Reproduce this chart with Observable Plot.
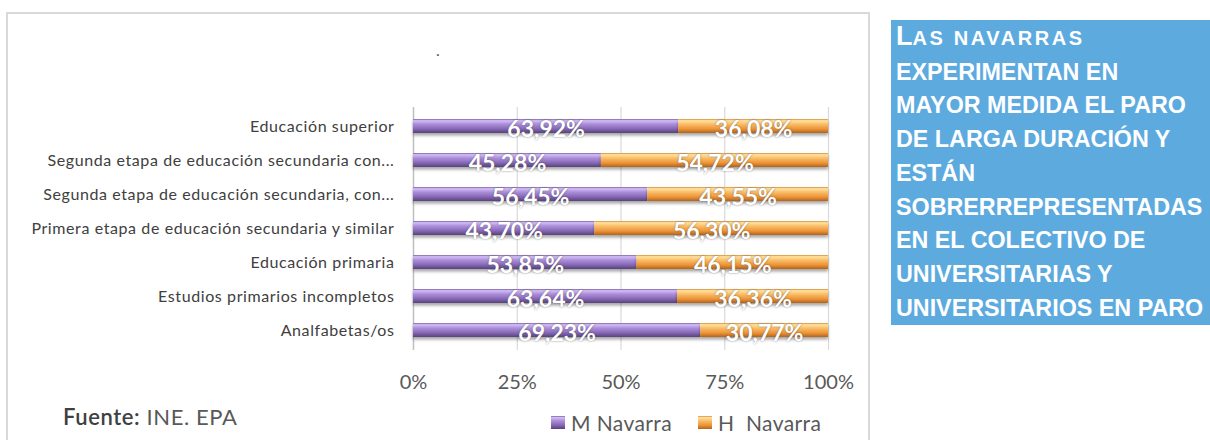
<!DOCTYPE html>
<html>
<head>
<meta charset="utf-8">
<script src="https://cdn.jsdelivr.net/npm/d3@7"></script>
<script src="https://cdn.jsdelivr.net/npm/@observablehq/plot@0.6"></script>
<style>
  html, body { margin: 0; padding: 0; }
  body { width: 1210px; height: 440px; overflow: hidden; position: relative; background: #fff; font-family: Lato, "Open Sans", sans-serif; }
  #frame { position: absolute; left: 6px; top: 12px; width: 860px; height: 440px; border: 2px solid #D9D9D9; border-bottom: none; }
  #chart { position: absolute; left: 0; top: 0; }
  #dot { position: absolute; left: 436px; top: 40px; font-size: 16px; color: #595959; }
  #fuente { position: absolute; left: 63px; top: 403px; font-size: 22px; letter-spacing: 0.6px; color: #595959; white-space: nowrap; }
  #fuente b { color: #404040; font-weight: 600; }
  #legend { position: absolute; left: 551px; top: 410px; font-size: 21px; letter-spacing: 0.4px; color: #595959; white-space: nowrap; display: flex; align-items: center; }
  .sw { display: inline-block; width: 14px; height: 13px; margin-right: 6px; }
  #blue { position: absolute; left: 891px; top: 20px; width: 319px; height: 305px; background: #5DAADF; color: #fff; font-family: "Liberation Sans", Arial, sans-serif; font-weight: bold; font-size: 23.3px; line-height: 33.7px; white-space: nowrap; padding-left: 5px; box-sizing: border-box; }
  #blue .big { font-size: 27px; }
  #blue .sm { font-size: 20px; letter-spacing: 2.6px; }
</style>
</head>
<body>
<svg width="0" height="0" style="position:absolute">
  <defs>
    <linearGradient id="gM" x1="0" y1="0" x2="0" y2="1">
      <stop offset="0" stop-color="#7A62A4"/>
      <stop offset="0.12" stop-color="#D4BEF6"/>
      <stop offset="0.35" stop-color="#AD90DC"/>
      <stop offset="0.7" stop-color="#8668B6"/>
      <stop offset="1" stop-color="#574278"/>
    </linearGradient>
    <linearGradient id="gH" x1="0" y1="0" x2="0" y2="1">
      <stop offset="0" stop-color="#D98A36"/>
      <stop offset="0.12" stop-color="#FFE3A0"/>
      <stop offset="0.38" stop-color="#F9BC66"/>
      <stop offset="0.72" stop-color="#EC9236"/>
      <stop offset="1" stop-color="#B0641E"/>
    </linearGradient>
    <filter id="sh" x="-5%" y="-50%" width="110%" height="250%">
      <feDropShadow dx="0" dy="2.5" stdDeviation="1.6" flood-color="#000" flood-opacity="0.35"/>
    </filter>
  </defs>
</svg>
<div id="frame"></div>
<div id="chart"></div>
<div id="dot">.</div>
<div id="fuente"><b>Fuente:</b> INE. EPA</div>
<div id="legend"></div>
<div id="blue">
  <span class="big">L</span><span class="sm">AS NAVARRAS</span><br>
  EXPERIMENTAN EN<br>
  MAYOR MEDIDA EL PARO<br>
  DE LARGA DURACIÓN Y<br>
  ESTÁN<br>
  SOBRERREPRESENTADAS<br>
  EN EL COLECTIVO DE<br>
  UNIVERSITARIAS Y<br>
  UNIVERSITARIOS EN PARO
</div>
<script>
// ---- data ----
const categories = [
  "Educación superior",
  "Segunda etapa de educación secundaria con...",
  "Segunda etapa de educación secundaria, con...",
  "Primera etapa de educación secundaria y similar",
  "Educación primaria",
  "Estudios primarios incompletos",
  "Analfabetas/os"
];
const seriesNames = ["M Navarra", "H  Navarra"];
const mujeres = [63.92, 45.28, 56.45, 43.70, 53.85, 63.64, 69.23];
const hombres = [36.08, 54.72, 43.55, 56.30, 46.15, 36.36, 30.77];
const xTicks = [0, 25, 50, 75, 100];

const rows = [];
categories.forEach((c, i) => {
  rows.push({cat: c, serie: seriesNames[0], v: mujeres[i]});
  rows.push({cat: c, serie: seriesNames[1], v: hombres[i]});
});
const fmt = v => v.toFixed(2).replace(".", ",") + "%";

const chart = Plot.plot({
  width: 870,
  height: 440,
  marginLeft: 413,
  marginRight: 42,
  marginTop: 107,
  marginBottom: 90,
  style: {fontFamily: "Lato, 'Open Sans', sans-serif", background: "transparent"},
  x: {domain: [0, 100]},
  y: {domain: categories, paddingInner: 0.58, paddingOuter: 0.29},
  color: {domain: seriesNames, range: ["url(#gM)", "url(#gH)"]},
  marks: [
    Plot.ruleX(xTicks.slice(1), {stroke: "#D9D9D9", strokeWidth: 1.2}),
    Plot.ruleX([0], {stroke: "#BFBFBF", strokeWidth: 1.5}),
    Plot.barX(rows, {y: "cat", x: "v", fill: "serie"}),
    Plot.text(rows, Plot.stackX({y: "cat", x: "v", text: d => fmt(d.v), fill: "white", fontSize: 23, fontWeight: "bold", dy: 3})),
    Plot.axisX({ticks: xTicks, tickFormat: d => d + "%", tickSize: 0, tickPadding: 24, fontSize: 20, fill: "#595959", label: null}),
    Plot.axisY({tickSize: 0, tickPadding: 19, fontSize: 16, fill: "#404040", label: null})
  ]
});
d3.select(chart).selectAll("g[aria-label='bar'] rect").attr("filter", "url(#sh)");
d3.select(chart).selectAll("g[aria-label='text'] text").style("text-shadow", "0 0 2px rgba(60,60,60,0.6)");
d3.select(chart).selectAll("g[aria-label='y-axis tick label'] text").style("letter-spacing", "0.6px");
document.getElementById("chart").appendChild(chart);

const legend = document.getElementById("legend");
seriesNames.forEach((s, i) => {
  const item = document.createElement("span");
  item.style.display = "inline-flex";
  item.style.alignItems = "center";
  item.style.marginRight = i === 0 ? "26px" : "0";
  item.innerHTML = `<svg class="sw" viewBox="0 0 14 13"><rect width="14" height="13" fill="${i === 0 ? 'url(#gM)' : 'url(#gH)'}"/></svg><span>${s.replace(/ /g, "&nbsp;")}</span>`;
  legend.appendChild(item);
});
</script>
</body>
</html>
——————
Examine the data above and state how many of its lines contain the word "chart", with no further remarks.

8